-------- MATERIAL PROVIDED

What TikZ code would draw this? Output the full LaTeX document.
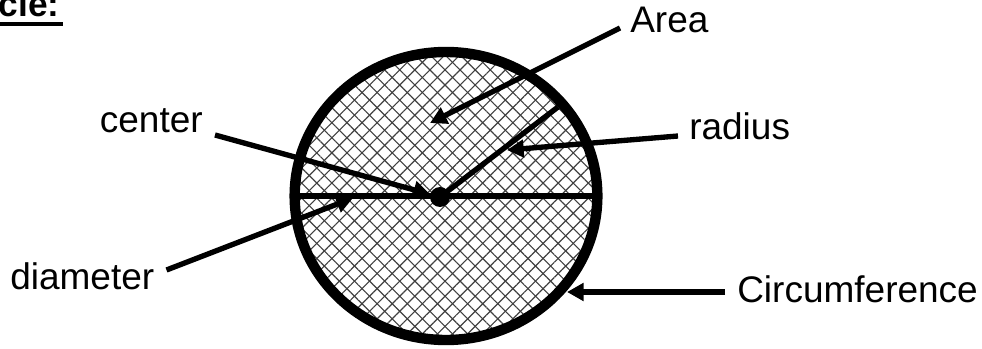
\documentclass[tikz,border=0pt]{standalone}
\usepackage{fontspec}
\setmainfont{Liberation Sans}
\usetikzlibrary{arrows.meta,patterns.meta,shapes.geometric}
\tikzset{
  cir rim/.style={ellipse, draw=black, line width=7.8pt, inner sep=0pt, minimum width=227pt, minimum height=216pt,
    preaction={pattern={Lines[angle=45,distance=8pt,line width=.85pt]}, pattern color=black!75},
    pattern={Lines[angle=-45,distance=8pt,line width=.85pt]}, pattern color=black!75},
  cir line/.style={draw=black, line width=4pt},
  cir arrow/.style={cir line, -{Triangle[length=12.5pt,width=13pt]}},
  cir dot/.style={circle, fill=black, inner sep=0pt, minimum size=15pt},
  cir label/.style={font=\fontsize{27.75}{33}\selectfont, inner sep=0pt},
  cir title/.style={font=\fontsize{26.5}{32}\selectfont\bfseries, inner sep=0pt},
}
\begin{document}
\begin{tikzpicture}[x=0.75pt,y=-0.75pt]
\useasboundingbox (0,0) rectangle (982,349);
% title, cut at the left edge
\node[cir title, anchor=base east] (title) at (60,17) {cle:};
\draw[line width=3pt] ([shift={(0,7)}]title.base west) -- ([shift={(3,7)}]title.base east);
% the circle
\node[cir rim] (rim) at (446,196) {};
\draw[cir line] (rim.west) -- (rim.east);
\node[cir dot] (ctr) at (440,197) {};
\coordinate (radend) at (558,107);
\draw[cir line] (ctr.center) -- (radend);
% labels
\node[cir label, anchor=base west] (area) at (630,33) {Area};
\node[cir label, anchor=base west] (radius) at (689,140) {radius};
\node[cir label, anchor=base east] (center) at (203,133) {center};
\node[cir label, anchor=base west] (diameter) at (10,289) {diameter};
\node[cir label, anchor=base west] (circumf) at (737,302) {Circumference};
% arrow tips
\coordinate (areatip) at (430,123);
\coordinate (radtip) at (507,150);
\coordinate (diamtip) at (353,198);
\coordinate (circtip) at (567,292);
\draw[cir arrow] ([shift={(-10,-5)}]area.base west) -- (areatip);
\draw[cir arrow] ([shift={(-11,-4)}]radius.base west) -- (radtip);
\draw[cir arrow] ([shift={(12,2)}]center.base east) -- (ctr);
\draw[cir arrow] ([shift={(12,-19)}]diameter.base east) -- (diamtip);
\draw[cir arrow] ([shift={(-12,-10)}]circumf.base west) -- (circtip);
\end{tikzpicture}
\end{document}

----------------

Reproduce each line exactly as it appears, omitting the pictures.

What TikZ code would draw this? Output the full LaTeX document.
\documentclass[tikz,border=0pt]{standalone}
\usepackage{fontspec}
\setmainfont{Liberation Sans}
\usetikzlibrary{arrows.meta,patterns.meta,shapes.geometric}
\tikzset{
  cir rim/.style={ellipse, draw=black, line width=7.8pt, inner sep=0pt, minimum width=227pt, minimum height=216pt,
    preaction={pattern={Lines[angle=45,distance=8pt,line width=.85pt]}, pattern color=black!75},
    pattern={Lines[angle=-45,distance=8pt,line width=.85pt]}, pattern color=black!75},
  cir line/.style={draw=black, line width=4pt},
  cir arrow/.style={cir line, -{Triangle[length=12.5pt,width=13pt]}},
  cir dot/.style={circle, fill=black, inner sep=0pt, minimum size=15pt},
  cir label/.style={font=\fontsize{27.75}{33}\selectfont, inner sep=0pt},
  cir title/.style={font=\fontsize{26.5}{32}\selectfont\bfseries, inner sep=0pt},
}
\begin{document}
\begin{tikzpicture}[x=0.75pt,y=-0.75pt]
\useasboundingbox (0,0) rectangle (982,349);
% title, cut at the left edge
\node[cir title, anchor=base east] (title) at (60,17) {cle:};
\draw[line width=3pt] ([shift={(0,7)}]title.base west) -- ([shift={(3,7)}]title.base east);
% the circle
\node[cir rim] (rim) at (446,196) {};
\draw[cir line] (rim.west) -- (rim.east);
\node[cir dot] (ctr) at (440,197) {};
\coordinate (radend) at (558,107);
\draw[cir line] (ctr.center) -- (radend);
% labels
\node[cir label, anchor=base west] (area) at (630,33) {Area};
\node[cir label, anchor=base west] (radius) at (689,140) {radius};
\node[cir label, anchor=base east] (center) at (203,133) {center};
\node[cir label, anchor=base west] (diameter) at (10,289) {diameter};
\node[cir label, anchor=base west] (circumf) at (737,302) {Circumference};
% arrow tips
\coordinate (areatip) at (430,123);
\coordinate (radtip) at (507,150);
\coordinate (diamtip) at (353,198);
\coordinate (circtip) at (567,292);
\draw[cir arrow] ([shift={(-10,-5)}]area.base west) -- (areatip);
\draw[cir arrow] ([shift={(-11,-4)}]radius.base west) -- (radtip);
\draw[cir arrow] ([shift={(12,2)}]center.base east) -- (ctr);
\draw[cir arrow] ([shift={(12,-19)}]diameter.base east) -- (diamtip);
\draw[cir arrow] ([shift={(-12,-10)}]circumf.base west) -- (circtip);
\end{tikzpicture}
\end{document}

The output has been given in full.